Task material
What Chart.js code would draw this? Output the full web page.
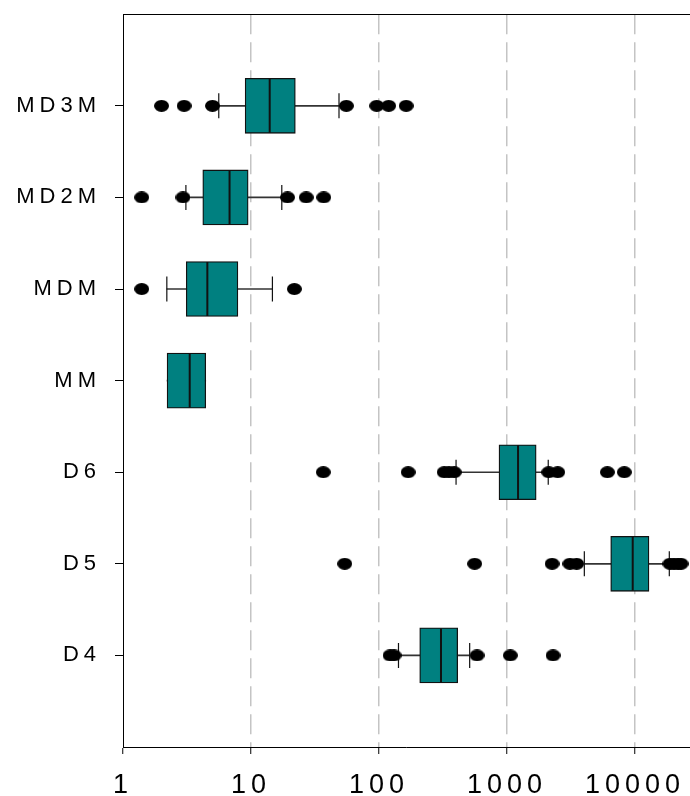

==

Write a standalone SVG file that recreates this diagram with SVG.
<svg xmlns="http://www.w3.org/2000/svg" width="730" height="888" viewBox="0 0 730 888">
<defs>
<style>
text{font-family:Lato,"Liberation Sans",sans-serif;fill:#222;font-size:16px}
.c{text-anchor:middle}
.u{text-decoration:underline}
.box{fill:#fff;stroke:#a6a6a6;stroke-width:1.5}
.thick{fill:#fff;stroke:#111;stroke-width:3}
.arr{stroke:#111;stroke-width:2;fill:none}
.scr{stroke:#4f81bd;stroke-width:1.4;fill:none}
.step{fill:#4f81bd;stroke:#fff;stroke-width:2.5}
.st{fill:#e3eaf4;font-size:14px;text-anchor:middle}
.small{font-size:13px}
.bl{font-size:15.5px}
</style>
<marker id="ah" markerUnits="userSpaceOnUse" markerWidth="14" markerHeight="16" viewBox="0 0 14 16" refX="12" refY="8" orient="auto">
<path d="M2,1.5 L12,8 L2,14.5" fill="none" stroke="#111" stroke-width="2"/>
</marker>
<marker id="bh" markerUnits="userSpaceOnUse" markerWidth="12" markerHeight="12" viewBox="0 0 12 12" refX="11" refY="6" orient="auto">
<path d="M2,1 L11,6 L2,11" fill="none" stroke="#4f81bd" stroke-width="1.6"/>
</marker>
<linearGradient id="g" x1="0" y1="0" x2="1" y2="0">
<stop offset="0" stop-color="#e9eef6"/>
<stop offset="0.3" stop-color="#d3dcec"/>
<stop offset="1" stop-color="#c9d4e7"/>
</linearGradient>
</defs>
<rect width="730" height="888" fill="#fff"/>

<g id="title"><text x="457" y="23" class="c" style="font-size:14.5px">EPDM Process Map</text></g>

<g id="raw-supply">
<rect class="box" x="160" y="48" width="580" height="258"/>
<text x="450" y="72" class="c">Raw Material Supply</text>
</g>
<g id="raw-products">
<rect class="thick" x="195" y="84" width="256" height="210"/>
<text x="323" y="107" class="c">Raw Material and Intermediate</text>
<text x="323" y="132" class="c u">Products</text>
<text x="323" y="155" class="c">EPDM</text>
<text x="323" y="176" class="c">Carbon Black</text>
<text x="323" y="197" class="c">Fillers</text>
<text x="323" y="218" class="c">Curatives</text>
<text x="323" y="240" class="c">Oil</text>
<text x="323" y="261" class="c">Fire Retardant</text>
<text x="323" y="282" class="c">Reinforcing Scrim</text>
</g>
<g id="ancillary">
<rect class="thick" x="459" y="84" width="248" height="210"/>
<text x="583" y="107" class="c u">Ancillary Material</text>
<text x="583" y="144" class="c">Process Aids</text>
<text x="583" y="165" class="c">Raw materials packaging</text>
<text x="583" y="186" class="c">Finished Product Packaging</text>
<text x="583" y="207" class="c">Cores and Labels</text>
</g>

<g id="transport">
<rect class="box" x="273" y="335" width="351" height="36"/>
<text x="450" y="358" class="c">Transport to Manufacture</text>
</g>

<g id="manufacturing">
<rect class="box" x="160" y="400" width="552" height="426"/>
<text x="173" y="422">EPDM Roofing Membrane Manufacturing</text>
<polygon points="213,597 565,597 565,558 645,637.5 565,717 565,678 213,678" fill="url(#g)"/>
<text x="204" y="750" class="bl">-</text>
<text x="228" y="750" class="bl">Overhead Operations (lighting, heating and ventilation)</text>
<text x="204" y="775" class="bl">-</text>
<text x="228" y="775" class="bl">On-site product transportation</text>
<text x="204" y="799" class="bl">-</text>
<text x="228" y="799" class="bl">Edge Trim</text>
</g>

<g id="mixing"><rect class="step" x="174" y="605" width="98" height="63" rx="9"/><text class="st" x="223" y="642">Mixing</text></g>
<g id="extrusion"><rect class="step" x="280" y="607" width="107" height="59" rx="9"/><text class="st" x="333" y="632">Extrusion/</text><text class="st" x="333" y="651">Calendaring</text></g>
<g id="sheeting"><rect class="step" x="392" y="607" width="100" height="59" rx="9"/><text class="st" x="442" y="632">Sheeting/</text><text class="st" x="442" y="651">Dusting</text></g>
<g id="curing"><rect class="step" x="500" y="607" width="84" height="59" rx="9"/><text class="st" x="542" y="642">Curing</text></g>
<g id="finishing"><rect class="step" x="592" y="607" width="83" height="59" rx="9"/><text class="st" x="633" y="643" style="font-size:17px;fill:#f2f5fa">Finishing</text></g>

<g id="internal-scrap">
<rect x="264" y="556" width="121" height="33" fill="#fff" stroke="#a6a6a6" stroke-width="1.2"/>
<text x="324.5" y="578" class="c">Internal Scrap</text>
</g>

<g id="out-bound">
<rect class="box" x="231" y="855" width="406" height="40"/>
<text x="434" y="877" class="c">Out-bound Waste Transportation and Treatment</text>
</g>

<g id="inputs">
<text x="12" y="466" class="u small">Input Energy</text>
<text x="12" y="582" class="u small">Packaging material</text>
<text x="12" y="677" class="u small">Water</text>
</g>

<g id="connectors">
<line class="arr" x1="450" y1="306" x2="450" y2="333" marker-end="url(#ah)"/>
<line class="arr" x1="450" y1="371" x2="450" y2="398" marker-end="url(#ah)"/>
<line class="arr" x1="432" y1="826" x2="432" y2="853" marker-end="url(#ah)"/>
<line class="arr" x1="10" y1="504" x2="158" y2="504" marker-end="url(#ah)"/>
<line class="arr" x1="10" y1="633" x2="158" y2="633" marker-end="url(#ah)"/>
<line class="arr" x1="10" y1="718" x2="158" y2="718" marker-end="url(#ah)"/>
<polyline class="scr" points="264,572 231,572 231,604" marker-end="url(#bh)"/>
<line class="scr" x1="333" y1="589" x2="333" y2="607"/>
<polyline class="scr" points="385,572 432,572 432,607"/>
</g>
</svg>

--

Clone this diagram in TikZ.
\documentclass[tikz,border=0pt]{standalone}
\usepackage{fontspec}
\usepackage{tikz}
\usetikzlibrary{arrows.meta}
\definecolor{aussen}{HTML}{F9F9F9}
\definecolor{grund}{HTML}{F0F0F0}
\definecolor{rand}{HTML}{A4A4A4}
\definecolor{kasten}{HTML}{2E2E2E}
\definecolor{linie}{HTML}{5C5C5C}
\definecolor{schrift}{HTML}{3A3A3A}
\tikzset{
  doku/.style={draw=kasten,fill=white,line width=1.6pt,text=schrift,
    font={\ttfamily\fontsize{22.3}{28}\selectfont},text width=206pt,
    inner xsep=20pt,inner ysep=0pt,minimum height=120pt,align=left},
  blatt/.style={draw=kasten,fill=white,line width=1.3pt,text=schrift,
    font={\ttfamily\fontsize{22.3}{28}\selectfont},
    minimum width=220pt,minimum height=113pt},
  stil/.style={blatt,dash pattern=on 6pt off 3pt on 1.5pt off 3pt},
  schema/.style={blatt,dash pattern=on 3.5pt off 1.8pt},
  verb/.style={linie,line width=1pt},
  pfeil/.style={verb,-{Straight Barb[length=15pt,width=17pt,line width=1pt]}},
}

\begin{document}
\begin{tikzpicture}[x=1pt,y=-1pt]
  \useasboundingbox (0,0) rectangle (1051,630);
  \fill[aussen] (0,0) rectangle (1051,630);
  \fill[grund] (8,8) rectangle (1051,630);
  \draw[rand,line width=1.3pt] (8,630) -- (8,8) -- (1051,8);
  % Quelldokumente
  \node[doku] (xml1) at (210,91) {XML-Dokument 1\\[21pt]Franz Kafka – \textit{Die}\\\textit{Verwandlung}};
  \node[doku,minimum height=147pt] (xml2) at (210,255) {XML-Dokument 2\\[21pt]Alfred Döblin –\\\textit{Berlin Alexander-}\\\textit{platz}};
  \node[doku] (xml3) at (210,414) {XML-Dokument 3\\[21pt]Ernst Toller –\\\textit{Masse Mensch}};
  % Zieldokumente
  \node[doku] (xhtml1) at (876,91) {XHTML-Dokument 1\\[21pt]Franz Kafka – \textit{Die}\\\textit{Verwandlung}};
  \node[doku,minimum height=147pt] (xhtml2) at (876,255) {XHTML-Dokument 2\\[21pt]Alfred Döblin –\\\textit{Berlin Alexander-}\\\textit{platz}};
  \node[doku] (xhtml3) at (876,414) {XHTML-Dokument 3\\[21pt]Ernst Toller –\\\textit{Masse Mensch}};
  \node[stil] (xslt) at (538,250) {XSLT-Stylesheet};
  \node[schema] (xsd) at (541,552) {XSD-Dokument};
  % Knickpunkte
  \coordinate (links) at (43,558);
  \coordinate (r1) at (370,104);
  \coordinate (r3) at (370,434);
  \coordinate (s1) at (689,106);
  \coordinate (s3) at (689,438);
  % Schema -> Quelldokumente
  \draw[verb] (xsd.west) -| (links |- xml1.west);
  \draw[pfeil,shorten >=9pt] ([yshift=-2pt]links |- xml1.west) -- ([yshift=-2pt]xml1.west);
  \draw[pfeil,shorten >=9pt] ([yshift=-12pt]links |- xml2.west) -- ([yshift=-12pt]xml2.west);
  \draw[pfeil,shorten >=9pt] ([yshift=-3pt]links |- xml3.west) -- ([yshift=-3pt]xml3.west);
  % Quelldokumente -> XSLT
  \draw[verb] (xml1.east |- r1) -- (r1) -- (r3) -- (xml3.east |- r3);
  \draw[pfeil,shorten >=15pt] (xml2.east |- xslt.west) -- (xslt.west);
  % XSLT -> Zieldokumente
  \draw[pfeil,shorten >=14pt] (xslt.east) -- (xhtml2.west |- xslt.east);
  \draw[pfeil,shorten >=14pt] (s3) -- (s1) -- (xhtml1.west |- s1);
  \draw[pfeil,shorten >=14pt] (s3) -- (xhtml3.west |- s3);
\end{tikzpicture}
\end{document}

Goal
Pull every line containing "diagram" out of the records.

Task result
Write a standalone SVG file that recreates this diagram with SVG.
Clone this diagram in TikZ.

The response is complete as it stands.